Il est 11h30, les étudiants et professeurs sont rassemblés en cercle autour d'un maigre buffet. Je suis l'une d'entre eux, on me sert un verre de vin rouge, je sacrifie au rite. Accueil, présentations, bons mots et rires complices, je deviens sentimentale. Je dis merci droit dans les yeux, j'encourage les timides, je fais circuler le bol de chips. Je faillotte à planche, je veux en être, une bonne élève. En partant, je m'arrête à la cafétéria manger une mauvaise salade de riz, pour dégriser.

9 sept. 2009

La technique

Le fleuve est très tumulteux à cet endroit, une vitesse dans l'eau qui me fait serrer plus fort la main de la petite. Sur la berge à nos pieds, cinq kayakistes en apprentissage bien alignés mais tendus, la main qui vérifie encore la jupe qui pourrait ne pas tenir. Plus loin dans les remous, un homme pagaie contre une vague et son courant, il sourit à son aisance et à sa force, il est le professeur. Il se distrait laissant aux apprentis le temps de s'installer. Ceux-là l'attendent avec humilité depuis plusieurs minutes. Juste avant d'exagérer, il fait deux trois mouvements techniques, hop et hop et le voilà devant eux qui commençaient à prendre le bouillon en grippe, « alors on est prêt ?».

1 sept. 2009

Le grillon

En me penchant sans mes lunettes, je croyais à un morceau de chocolat oublié sur le sol de la cuisine.

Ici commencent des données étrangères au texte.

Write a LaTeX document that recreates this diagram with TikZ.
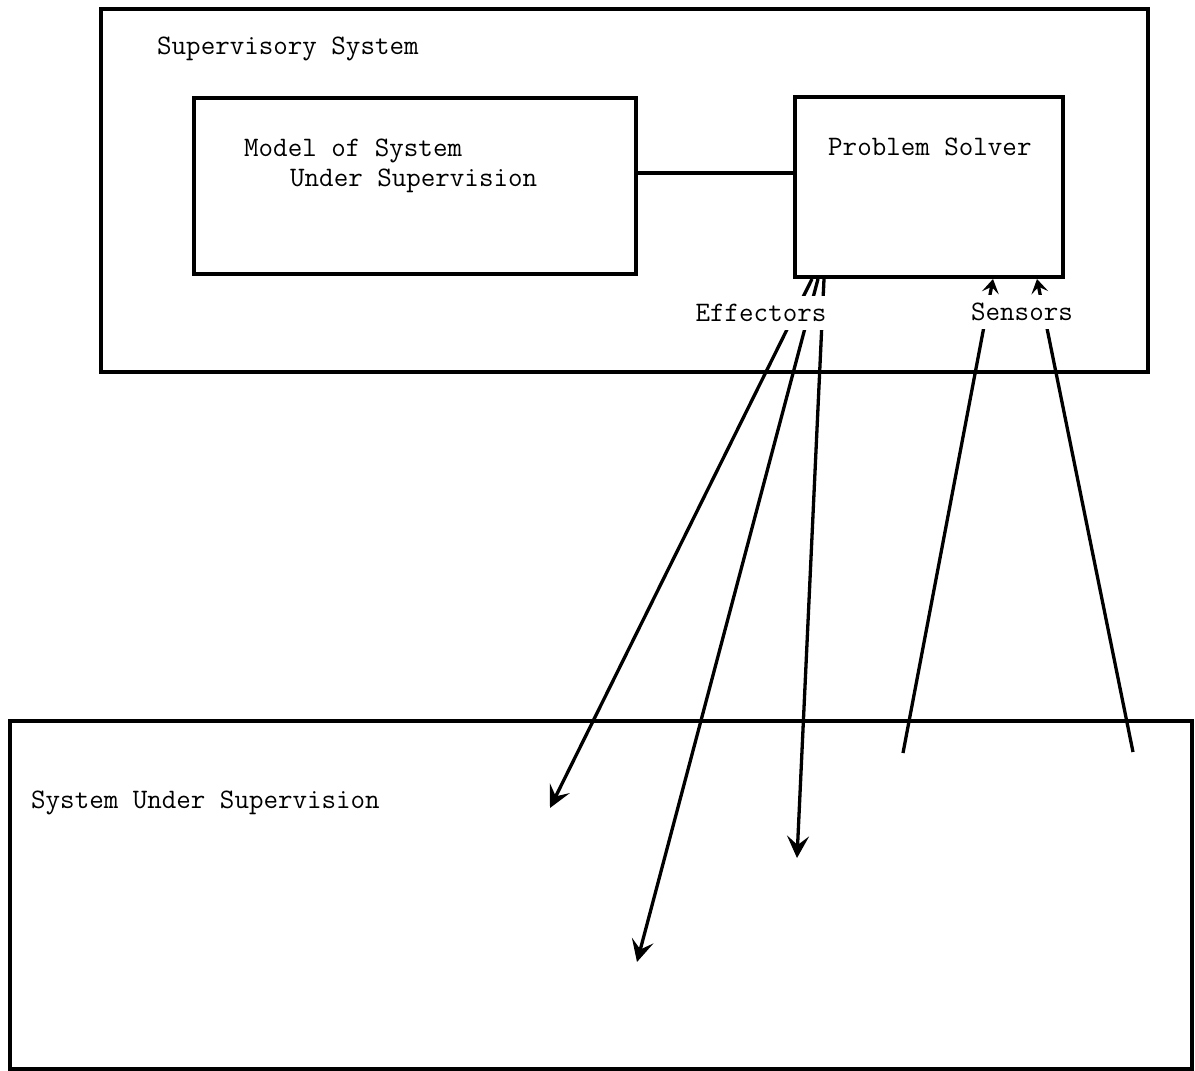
\documentclass[tikz,border=0pt]{standalone}
\usetikzlibrary{arrows.meta}
\begin{document}
\begin{tikzpicture}[x=1pt,y=-1pt,
  box/.style={draw, line width=3.5pt, outer sep=0pt, inner sep=0pt, anchor=north west},
  lbl/.style={inner sep=0pt, anchor=west, font=\fontsize{28.2}{33}\selectfont\ttfamily},
  gaplbl/.style={inner xsep=4pt, inner ysep=8pt, fill=white, font=\fontsize{28.2}{33}\selectfont\ttfamily},
  conn/.style={line width=3.3pt},
  effarrow/.style={conn, -{Stealth[length=22pt,width=22pt,inset=9pt]}},
  senarrow/.style={conn, -{Stealth[length=14pt,width=17pt,inset=6pt]}}]
\useasboundingbox (0,0) rectangle (1195,1071);
% boxes
\node[box, minimum width=1047pt, minimum height=363pt] (sup) at (101,9) {};
\node[box, minimum width=442pt, minimum height=176pt] (model) at (194,98) {};
\node[box, minimum width=268pt, minimum height=180pt] (ps) at (795,97) {};
\node[box, minimum width=1182pt, minimum height=348pt] (sus) at (10,721) {};
% labels
\node[lbl] (tsup) at (157,49) {Supervisory System};
\node[lbl] (tmodel1) at (244,151) {Model of System};
\node[lbl] (tmodel2) at (290,181) {Under Supervision};
\node[lbl] (tps) at (828,147) {Problem Solver};
\node[lbl] (tsus) at (31,803) {System Under Supervision};
% model -- problem solver
\draw[conn] (model.east |- 0,173) coordinate (m1) -- (ps.west |- 0,173) coordinate (p1);
% effector coordinates
\coordinate (e1s) at (812,279);
\coordinate (e2s) at (818,279);
\coordinate (e3s) at (824,279);
\coordinate (e1) at (550,808);
\coordinate (e2) at (637,962);
\coordinate (e3) at (797,858);
\draw[effarrow] (e1s) -- (e1);
\draw[effarrow] (e2s) -- (e2);
\draw[effarrow] (e3s) -- (e3);
% sensor coordinates
\coordinate (s1) at (903,753);
\coordinate (s2) at (1133,752);
\coordinate (s1e) at (993,279);
\coordinate (s2e) at (1037,279);
\draw[senarrow] (s1) -- (s1e);
\draw[senarrow] (s2) -- (s2e);
% labels that interrupt the lines
\node[gaplbl] (teff) at (761,313) {Effectors};
\node[gaplbl] (tsen) at (1022,312) {Sensors};
\end{tikzpicture}
\end{document}
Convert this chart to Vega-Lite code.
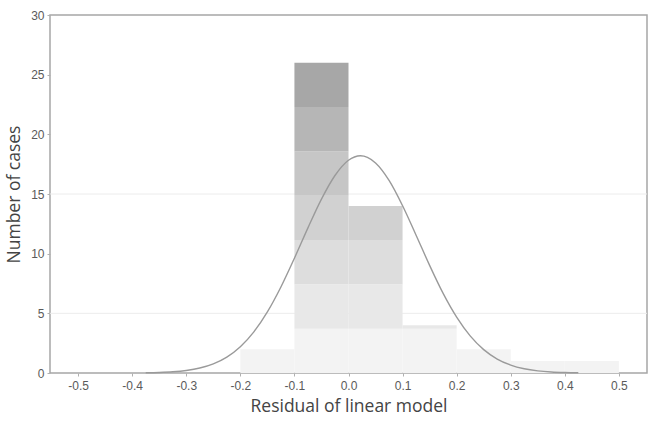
{
  "$schema": "https://vega.github.io/schema/vega-lite/v6.json",
  "width": 597,
  "height": 358,
  "autosize": "none",
  "padding": {"left": 50, "top": 15, "right": 10, "bottom": 50},
  "background": "white",
  "config": {
    "view": {"stroke": "#a6a6a6", "strokeWidth": 1.5},
    "axis": {
      "grid": false,
      "domain": false,
      "tickColor": "#b0b0b0",
      "tickSize": 3,
      "labelFont": "Liberation Sans",
      "labelFontSize": 12,
      "labelColor": "#5a5a5a",
      "titleFont": "Open Sans",
      "titleFontSize": 17.5,
      "titleFontWeight": "normal",
      "titleColor": "#444444"
    }
  },
  "datasets": {
    "grid": [{"g": 5}, {"g": 15}],
    "bins": [
      {"x0": -0.2, "x1": -0.1, "y0": 0, "y1": 2, "band": 0},
      {"x0": -0.1, "x1": 0.0, "y0": 0, "y1": 3.71, "band": 0},
      {"x0": -0.1, "x1": 0.0, "y0": 3.71, "y1": 7.43, "band": 1},
      {"x0": -0.1, "x1": 0.0, "y0": 7.43, "y1": 11.14, "band": 2},
      {"x0": -0.1, "x1": 0.0, "y0": 11.14, "y1": 14.86, "band": 3},
      {"x0": -0.1, "x1": 0.0, "y0": 14.86, "y1": 18.57, "band": 4},
      {"x0": -0.1, "x1": 0.0, "y0": 18.57, "y1": 22.29, "band": 5},
      {"x0": -0.1, "x1": 0.0, "y0": 22.29, "y1": 26, "band": 6},
      {"x0": 0.0, "x1": 0.1, "y0": 0, "y1": 3.71, "band": 0},
      {"x0": 0.0, "x1": 0.1, "y0": 3.71, "y1": 7.43, "band": 1},
      {"x0": 0.0, "x1": 0.1, "y0": 7.43, "y1": 11.14, "band": 2},
      {"x0": 0.0, "x1": 0.1, "y0": 11.14, "y1": 14, "band": 3},
      {"x0": 0.1, "x1": 0.2, "y0": 0, "y1": 3.71, "band": 0},
      {"x0": 0.1, "x1": 0.2, "y0": 3.71, "y1": 4, "band": 1},
      {"x0": 0.2, "x1": 0.3, "y0": 0, "y1": 2, "band": 0},
      {"x0": 0.3, "x1": 0.4, "y0": 0, "y1": 1, "band": 0},
      {"x0": 0.4, "x1": 0.5, "y0": 0, "y1": 1, "band": 0}
    ],
    "curve": [
      {"x": -0.375, "f": 0.021}, {"x": -0.35, "f": 0.048}, {"x": -0.325, "f": 0.104},
      {"x": -0.3, "f": 0.214}, {"x": -0.275, "f": 0.415}, {"x": -0.25, "f": 0.764},
      {"x": -0.225, "f": 1.332}, {"x": -0.2, "f": 2.2}, {"x": -0.175, "f": 3.447},
      {"x": -0.15, "f": 5.12}, {"x": -0.125, "f": 7.21}, {"x": -0.1, "f": 9.62},
      {"x": -0.075, "f": 12.16}, {"x": -0.05, "f": 14.57}, {"x": -0.025, "f": 16.55},
      {"x": 0.0, "f": 17.83}, {"x": 0.011, "f": 18.1}, {"x": 0.022, "f": 18.2}, {"x": 0.035, "f": 18.07},
      {"x": 0.05, "f": 17.6}, {"x": 0.075, "f": 16.14}, {"x": 0.1, "f": 14.02},
      {"x": 0.125, "f": 11.55}, {"x": 0.15, "f": 9.02}, {"x": 0.175, "f": 6.67},
      {"x": 0.2, "f": 4.68}, {"x": 0.225, "f": 3.11}, {"x": 0.25, "f": 1.96},
      {"x": 0.275, "f": 1.17}, {"x": 0.3, "f": 0.663}, {"x": 0.325, "f": 0.355},
      {"x": 0.35, "f": 0.181}, {"x": 0.375, "f": 0.087}, {"x": 0.4, "f": 0.04},
      {"x": 0.425, "f": 0.017}
    ]
  },
  "layer": [
    {
      "data": {"name": "grid"},
      "mark": {"type": "rule", "color": "#ececec", "strokeWidth": 1},
      "encoding": {
        "y": {"field": "g", "type": "quantitative", "scale": {"domain": [0, 30], "nice": false}}
      }
    },
    {
      "data": {"name": "bins"},
      "mark": {"type": "rect"},
      "encoding": {
        "x": {
          "field": "x0", "type": "quantitative",
          "scale": {"domain": [-0.552, 0.552], "nice": false, "zero": false},
          "axis": {
            "title": "Residual of linear model",
            "values": [-0.5, -0.4, -0.3, -0.2, -0.1, 0, 0.1, 0.2, 0.3, 0.4, 0.5],
            "labelExpr": "datum.value < 0 ? '-' + format(-datum.value, '.1f') : format(datum.value, '.1f')",
            "labelPadding": 4,
            "titlePadding": 6
          }
        },
        "x2": {"field": "x1"},
        "y": {
          "field": "y1", "type": "quantitative",
          "scale": {"domain": [0, 30], "nice": false},
          "axis": {
            "title": "Number of cases",
            "values": [0, 5, 10, 15, 20, 25, 30],
            "labelPadding": 3,
            "titlePadding": 7
          }
        },
        "y2": {"field": "y0"},
        "color": {
          "field": "band", "type": "ordinal", "legend": null,
          "scale": {
            "domain": [0, 1, 2, 3, 4, 5, 6],
            "range": ["#f3f3f3", "#e8e8e8", "#dddddd", "#d1d1d1", "#c6c6c6", "#b6b6b6", "#a7a7a7"]
          }
        }
      }
    },
    {
      "data": {"name": "curve"},
      "mark": {"type": "line", "color": "#9a9a9a", "strokeWidth": 1.4, "interpolate": "monotone"},
      "encoding": {
        "x": {"field": "x", "type": "quantitative"},
        "y": {"field": "f", "type": "quantitative"}
      }
    }
  ]
}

Au contact pelucheux sous mes doigts, ah non mais qu'est ce que c'est ? Je me penche plus près c'est un grillon. Il n'est pas mort mais il n'est pas fort. Est-ce le bleu du placard qu'il aura pris pour la mer ?

La couleur de l'action

Ils sont repartis, bourdonnants d'action et de mots pour la souligner «nous avons trouvé un producteur... il faudra manger sur le set... connaissez vous quelqu'un avec une voix radiophonique pour la voix off... nous cherchons une preneuse de sons». Silencieux et minimes, nous refermons la porte derrière ces amis et leurs importances. Nous avons repeint les portes du placard de la cuisine. Nous nous regardons et de nouveau le placard. Ce bleu vibre d'un drôle de halo jaune. Nous choisissons une autre couleur que nous appliquons par dessus. Il aime beaucoup, il me le dit. Nous regardons la couleur la tête penchée en attendant qu'il se passe quelque chose.